**Data segment:**
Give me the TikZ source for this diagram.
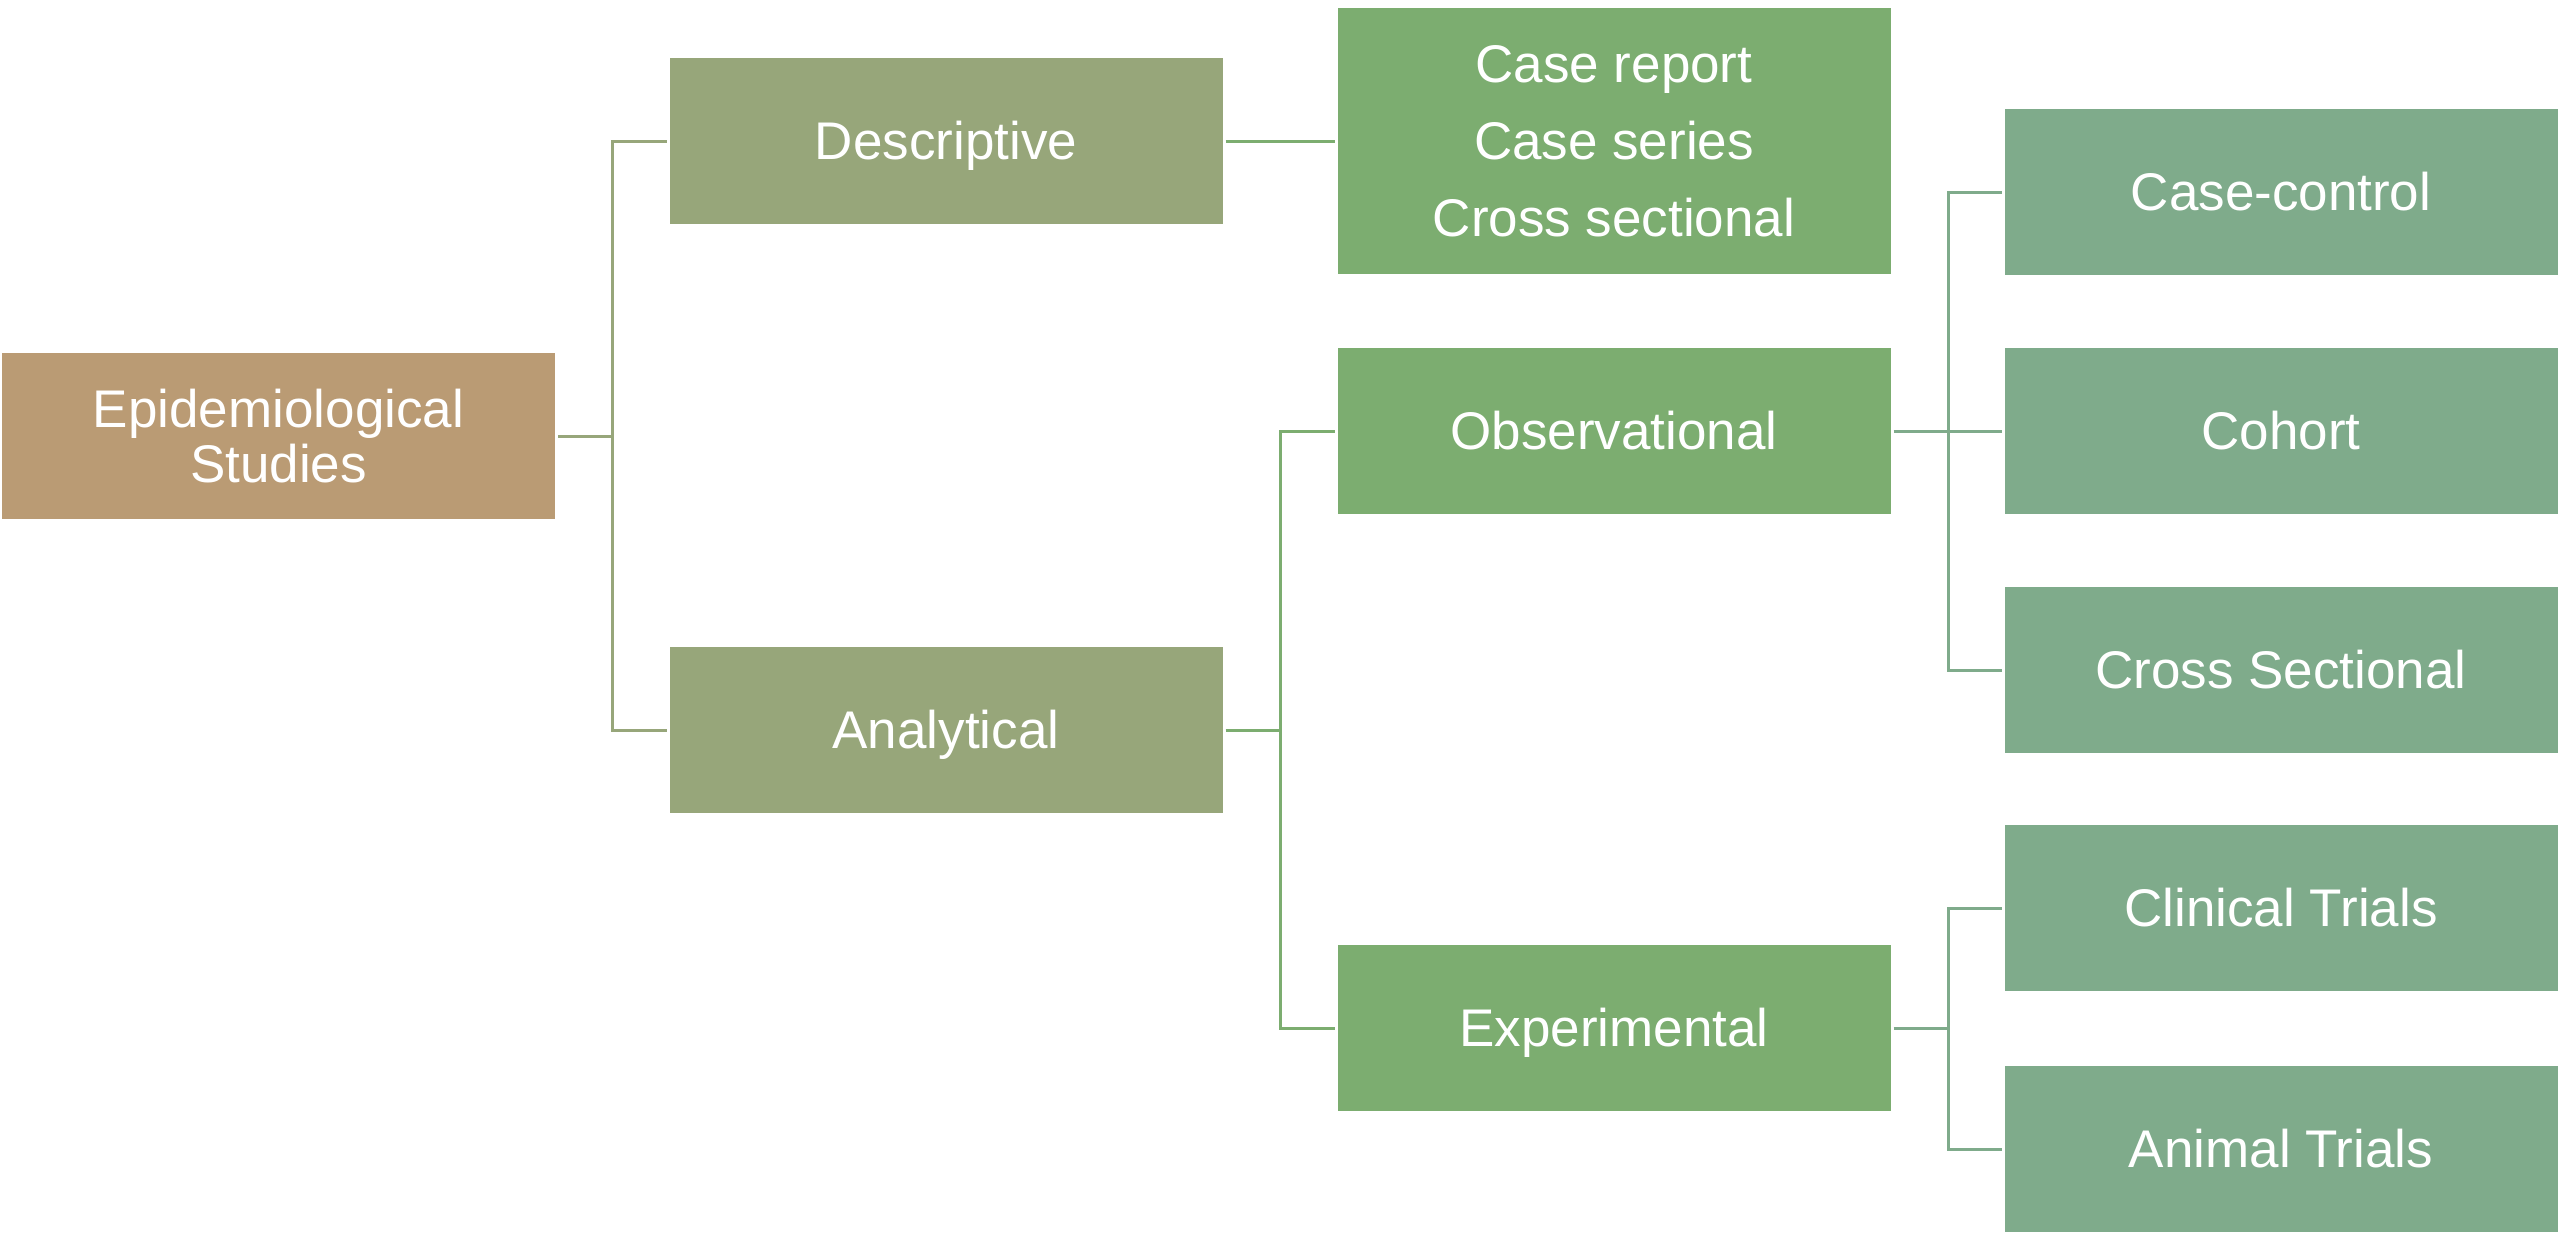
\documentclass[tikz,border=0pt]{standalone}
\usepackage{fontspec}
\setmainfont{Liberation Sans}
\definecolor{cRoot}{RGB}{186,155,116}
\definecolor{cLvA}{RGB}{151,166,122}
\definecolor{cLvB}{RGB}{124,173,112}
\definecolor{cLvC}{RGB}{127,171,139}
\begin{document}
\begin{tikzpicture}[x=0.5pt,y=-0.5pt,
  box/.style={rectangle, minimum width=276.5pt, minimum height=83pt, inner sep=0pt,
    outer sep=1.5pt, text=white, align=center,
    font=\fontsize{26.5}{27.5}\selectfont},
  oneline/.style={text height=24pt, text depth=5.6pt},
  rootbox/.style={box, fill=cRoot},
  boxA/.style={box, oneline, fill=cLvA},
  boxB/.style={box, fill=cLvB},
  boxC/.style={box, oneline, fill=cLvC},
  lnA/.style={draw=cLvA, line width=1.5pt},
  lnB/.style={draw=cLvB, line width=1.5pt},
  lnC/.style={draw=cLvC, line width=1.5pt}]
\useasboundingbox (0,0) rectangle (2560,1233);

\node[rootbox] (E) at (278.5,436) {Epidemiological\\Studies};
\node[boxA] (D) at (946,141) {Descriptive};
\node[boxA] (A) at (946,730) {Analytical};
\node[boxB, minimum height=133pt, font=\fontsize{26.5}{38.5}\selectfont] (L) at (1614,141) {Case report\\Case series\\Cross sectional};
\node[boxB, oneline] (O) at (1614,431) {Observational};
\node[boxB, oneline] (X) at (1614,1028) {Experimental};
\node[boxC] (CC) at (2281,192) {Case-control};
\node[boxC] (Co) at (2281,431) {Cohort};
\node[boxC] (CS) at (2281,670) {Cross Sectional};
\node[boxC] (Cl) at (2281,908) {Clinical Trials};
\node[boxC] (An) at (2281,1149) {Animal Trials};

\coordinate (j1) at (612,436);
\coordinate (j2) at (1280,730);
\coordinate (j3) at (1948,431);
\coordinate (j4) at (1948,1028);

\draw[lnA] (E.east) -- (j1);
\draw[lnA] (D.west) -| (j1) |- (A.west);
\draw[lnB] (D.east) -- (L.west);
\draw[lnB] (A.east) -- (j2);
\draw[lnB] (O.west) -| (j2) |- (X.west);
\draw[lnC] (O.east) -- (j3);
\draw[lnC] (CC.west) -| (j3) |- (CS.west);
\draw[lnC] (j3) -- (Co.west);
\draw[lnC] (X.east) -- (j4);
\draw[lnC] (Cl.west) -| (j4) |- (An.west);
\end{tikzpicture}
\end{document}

**Given instruction:** Repeat only the lines from the beginning of the material through the line containing "(0,0) rectangle (2560,1233);", both ends kept, leaving pictures out.

**Solved exercise:**
Give me the TikZ source for this diagram.
\documentclass[tikz,border=0pt]{standalone}
\usepackage{fontspec}
\setmainfont{Liberation Sans}
\definecolor{cRoot}{RGB}{186,155,116}
\definecolor{cLvA}{RGB}{151,166,122}
\definecolor{cLvB}{RGB}{124,173,112}
\definecolor{cLvC}{RGB}{127,171,139}
\begin{document}
\begin{tikzpicture}[x=0.5pt,y=-0.5pt,
  box/.style={rectangle, minimum width=276.5pt, minimum height=83pt, inner sep=0pt,
    outer sep=1.5pt, text=white, align=center,
    font=\fontsize{26.5}{27.5}\selectfont},
  oneline/.style={text height=24pt, text depth=5.6pt},
  rootbox/.style={box, fill=cRoot},
  boxA/.style={box, oneline, fill=cLvA},
  boxB/.style={box, fill=cLvB},
  boxC/.style={box, oneline, fill=cLvC},
  lnA/.style={draw=cLvA, line width=1.5pt},
  lnB/.style={draw=cLvB, line width=1.5pt},
  lnC/.style={draw=cLvC, line width=1.5pt}]
\useasboundingbox (0,0) rectangle (2560,1233);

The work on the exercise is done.